▸ **PROMPT**:
Return all of the data exactly as given.

▸ **DATA SHOWN**:
----------

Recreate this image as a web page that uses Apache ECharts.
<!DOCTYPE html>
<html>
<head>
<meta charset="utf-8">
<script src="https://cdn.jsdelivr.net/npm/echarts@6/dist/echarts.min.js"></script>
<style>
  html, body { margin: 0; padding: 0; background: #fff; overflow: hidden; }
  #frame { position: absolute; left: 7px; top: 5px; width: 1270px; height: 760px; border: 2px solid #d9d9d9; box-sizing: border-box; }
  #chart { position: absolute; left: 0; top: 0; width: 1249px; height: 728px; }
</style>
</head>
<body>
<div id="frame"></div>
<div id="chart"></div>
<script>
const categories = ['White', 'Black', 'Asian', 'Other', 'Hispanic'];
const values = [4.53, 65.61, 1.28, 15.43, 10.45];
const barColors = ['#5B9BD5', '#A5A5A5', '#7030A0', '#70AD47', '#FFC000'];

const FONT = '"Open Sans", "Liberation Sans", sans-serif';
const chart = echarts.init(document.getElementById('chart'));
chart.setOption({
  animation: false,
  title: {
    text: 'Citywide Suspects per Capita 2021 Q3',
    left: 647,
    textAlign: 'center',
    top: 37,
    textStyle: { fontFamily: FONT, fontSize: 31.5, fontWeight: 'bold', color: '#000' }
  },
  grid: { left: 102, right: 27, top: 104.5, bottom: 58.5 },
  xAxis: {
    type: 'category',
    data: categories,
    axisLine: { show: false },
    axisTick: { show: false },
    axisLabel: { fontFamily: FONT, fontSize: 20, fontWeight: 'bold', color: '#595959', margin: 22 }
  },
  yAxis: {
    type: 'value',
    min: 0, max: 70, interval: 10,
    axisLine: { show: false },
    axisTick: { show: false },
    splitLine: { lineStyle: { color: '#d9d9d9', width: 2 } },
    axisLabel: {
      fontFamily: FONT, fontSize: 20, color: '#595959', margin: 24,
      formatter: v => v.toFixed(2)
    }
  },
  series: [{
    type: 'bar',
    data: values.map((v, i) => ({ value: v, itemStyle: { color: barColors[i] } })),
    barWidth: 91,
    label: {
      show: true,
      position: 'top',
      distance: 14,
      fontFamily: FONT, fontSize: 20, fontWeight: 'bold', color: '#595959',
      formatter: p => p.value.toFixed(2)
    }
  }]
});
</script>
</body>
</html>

----------

▸ **RESPONSE TO THIS EXERCISE**:
Recreate this image as a web page that uses Apache ECharts.
<!DOCTYPE html>
<html>
<head>
<meta charset="utf-8">
<script src="https://cdn.jsdelivr.net/npm/echarts@6/dist/echarts.min.js"></script>
<style>
  html, body { margin: 0; padding: 0; background: #fff; overflow: hidden; }
  #frame { position: absolute; left: 7px; top: 5px; width: 1270px; height: 760px; border: 2px solid #d9d9d9; box-sizing: border-box; }
  #chart { position: absolute; left: 0; top: 0; width: 1249px; height: 728px; }
</style>
</head>
<body>
<div id="frame"></div>
<div id="chart"></div>
<script>
const categories = ['White', 'Black', 'Asian', 'Other', 'Hispanic'];
const values = [4.53, 65.61, 1.28, 15.43, 10.45];
const barColors = ['#5B9BD5', '#A5A5A5', '#7030A0', '#70AD47', '#FFC000'];

const FONT = '"Open Sans", "Liberation Sans", sans-serif';
const chart = echarts.init(document.getElementById('chart'));
chart.setOption({
  animation: false,
  title: {
    text: 'Citywide Suspects per Capita 2021 Q3',
    left: 647,
    textAlign: 'center',
    top: 37,
    textStyle: { fontFamily: FONT, fontSize: 31.5, fontWeight: 'bold', color: '#000' }
  },
  grid: { left: 102, right: 27, top: 104.5, bottom: 58.5 },
  xAxis: {
    type: 'category',
    data: categories,
    axisLine: { show: false },
    axisTick: { show: false },
    axisLabel: { fontFamily: FONT, fontSize: 20, fontWeight: 'bold', color: '#595959', margin: 22 }
  },
  yAxis: {
    type: 'value',
    min: 0, max: 70, interval: 10,
    axisLine: { show: false },
    axisTick: { show: false },
    splitLine: { lineStyle: { color: '#d9d9d9', width: 2 } },
    axisLabel: {
      fontFamily: FONT, fontSize: 20, color: '#595959', margin: 24,
      formatter: v => v.toFixed(2)
    }
  },
  series: [{
    type: 'bar',
    data: values.map((v, i) => ({ value: v, itemStyle: { color: barColors[i] } })),
    barWidth: 91,
    label: {
      show: true,
      position: 'top',
      distance: 14,
      fontFamily: FONT, fontSize: 20, fontWeight: 'bold', color: '#595959',
      formatter: p => p.value.toFixed(2)
    }
  }]
});
</script>
</body>
</html>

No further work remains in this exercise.